» TASK DESCRIPTION
Leave out the pictures, and retype only the lines from the beginning of the material through the line that contains "from datetime import datetime, timedelta", including both.

___

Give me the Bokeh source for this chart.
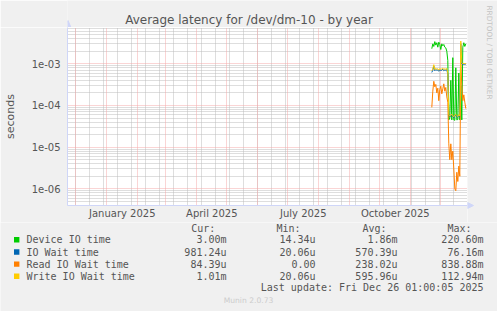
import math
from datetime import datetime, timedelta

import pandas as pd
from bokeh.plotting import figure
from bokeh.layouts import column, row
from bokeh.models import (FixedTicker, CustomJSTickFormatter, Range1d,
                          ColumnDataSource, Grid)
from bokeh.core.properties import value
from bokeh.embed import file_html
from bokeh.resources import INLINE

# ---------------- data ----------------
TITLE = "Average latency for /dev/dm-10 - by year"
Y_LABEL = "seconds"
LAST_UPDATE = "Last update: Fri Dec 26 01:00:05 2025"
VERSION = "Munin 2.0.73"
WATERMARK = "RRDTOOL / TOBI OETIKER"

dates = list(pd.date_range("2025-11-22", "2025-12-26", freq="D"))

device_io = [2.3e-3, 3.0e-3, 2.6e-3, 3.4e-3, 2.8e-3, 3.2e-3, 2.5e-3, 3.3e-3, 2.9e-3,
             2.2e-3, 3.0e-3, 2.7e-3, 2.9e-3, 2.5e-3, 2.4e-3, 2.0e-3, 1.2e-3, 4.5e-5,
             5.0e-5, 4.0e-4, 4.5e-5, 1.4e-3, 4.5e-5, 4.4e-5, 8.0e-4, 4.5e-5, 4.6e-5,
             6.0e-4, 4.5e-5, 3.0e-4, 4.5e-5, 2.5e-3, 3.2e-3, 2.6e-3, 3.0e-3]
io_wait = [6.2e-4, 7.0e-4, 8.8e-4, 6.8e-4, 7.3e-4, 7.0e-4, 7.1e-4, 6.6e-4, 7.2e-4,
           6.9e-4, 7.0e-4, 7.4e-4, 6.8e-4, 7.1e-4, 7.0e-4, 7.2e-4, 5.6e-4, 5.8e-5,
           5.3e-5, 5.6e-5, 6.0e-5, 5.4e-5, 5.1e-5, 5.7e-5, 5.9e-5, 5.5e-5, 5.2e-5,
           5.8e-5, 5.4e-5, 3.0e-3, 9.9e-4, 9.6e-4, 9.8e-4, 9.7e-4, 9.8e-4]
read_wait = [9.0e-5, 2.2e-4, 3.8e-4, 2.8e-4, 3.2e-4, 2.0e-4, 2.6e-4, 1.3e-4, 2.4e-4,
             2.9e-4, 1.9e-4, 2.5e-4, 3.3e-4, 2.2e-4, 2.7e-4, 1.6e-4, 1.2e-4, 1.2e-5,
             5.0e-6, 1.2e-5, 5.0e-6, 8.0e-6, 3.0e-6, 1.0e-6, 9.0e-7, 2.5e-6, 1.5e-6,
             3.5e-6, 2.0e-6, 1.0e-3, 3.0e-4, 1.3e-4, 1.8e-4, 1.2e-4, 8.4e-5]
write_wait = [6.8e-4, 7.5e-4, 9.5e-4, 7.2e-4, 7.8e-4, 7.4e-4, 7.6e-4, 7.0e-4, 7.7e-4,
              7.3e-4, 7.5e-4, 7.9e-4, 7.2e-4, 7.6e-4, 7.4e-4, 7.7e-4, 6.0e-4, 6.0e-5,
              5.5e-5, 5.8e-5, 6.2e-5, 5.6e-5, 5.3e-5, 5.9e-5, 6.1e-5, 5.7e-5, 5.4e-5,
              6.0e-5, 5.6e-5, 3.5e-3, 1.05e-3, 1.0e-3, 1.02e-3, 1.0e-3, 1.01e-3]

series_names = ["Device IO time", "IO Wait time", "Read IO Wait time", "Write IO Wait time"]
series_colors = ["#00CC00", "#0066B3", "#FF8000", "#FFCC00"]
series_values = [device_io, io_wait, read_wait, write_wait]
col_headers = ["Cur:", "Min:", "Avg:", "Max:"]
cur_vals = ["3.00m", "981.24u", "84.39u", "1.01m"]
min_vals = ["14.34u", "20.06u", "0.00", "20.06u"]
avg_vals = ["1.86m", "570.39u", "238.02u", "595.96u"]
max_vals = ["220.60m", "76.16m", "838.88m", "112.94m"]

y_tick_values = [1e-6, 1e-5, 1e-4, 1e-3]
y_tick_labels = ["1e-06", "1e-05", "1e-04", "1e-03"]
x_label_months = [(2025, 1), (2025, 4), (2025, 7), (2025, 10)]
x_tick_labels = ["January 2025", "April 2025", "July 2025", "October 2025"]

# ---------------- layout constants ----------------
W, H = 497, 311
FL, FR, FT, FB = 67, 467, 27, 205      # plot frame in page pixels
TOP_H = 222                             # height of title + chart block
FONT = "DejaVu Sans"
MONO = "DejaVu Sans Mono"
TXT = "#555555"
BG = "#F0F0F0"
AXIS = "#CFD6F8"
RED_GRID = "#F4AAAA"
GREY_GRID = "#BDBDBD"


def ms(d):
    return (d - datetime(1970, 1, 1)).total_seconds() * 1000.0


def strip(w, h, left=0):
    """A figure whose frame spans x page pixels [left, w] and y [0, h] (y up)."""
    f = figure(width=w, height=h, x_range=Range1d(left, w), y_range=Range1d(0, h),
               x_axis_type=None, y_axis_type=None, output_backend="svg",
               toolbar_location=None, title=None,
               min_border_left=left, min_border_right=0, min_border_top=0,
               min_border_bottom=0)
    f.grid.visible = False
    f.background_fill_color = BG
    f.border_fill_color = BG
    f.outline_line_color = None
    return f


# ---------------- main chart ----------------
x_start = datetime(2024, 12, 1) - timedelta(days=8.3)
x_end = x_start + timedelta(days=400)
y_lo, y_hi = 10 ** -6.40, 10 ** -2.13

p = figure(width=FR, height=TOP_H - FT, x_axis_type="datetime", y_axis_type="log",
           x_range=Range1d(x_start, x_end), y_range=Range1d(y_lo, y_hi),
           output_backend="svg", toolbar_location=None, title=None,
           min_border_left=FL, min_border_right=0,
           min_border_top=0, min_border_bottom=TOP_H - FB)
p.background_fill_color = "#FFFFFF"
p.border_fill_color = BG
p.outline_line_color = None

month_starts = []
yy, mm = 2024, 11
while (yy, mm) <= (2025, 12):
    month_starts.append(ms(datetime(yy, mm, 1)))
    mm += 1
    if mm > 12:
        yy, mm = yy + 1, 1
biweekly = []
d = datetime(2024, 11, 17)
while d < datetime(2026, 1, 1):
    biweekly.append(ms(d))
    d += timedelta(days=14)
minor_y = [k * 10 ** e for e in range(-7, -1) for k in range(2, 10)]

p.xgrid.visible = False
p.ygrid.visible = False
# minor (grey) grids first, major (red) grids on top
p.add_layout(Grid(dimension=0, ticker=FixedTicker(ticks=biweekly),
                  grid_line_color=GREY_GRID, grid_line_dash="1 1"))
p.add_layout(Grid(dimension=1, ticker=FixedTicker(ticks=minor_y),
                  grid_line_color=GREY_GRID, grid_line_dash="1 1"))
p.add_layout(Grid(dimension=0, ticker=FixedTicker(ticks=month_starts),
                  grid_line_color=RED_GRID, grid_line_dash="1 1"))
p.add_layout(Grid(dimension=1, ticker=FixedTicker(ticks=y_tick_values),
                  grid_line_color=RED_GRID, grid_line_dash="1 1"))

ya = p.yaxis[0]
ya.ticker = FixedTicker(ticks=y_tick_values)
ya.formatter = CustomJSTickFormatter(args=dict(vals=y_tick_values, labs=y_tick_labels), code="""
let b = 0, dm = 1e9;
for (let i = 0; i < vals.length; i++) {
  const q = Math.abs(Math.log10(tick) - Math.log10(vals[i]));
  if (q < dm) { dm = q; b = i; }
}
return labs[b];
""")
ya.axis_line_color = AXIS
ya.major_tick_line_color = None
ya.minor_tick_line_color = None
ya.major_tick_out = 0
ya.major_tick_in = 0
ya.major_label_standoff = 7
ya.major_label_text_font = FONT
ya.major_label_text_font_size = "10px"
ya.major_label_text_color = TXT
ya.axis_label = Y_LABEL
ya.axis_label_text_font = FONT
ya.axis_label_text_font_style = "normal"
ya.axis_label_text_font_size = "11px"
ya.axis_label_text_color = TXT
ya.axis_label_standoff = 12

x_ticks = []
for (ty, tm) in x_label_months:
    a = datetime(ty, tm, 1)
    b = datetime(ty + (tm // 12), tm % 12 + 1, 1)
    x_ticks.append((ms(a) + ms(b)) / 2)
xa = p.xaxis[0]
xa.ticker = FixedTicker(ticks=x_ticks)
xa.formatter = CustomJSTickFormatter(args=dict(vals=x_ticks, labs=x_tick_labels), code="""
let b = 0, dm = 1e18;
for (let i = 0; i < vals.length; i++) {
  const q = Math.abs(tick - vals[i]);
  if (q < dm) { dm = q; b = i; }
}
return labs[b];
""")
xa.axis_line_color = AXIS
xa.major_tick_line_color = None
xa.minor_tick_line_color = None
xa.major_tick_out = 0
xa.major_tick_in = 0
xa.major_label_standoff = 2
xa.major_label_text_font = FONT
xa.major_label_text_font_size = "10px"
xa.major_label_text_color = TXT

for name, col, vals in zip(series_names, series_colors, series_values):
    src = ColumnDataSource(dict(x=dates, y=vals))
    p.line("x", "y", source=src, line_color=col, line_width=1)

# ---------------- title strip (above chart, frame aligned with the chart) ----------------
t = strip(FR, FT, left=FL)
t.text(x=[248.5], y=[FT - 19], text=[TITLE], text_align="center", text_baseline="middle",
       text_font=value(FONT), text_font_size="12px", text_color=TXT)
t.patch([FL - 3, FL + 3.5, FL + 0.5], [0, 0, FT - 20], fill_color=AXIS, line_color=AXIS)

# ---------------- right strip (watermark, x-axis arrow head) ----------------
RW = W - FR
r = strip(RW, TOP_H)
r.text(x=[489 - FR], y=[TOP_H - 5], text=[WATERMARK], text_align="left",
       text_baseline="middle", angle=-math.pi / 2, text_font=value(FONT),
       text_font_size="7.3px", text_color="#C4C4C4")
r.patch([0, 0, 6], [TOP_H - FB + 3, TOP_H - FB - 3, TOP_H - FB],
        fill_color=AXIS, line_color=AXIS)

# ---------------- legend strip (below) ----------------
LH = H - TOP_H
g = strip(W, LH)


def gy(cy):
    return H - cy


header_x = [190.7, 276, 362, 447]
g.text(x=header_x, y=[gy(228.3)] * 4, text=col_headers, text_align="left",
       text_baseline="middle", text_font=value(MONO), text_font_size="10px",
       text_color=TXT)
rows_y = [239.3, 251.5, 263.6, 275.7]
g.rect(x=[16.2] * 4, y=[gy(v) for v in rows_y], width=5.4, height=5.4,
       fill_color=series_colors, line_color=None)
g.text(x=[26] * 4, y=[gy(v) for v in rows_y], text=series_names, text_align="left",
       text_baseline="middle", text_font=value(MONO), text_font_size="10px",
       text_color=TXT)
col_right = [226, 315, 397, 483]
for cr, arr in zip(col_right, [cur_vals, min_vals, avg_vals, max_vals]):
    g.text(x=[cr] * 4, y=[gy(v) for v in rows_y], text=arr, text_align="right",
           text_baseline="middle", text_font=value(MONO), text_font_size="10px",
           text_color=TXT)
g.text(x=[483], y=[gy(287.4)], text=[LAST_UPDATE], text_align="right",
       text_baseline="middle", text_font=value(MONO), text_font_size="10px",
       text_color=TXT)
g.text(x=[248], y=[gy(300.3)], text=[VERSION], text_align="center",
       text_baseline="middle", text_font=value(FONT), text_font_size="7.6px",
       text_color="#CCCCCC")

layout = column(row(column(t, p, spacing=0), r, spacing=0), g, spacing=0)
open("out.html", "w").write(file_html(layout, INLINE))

___

» TASK SOLUTION
Give me the Bokeh source for this chart.
import math
from datetime import datetime, timedelta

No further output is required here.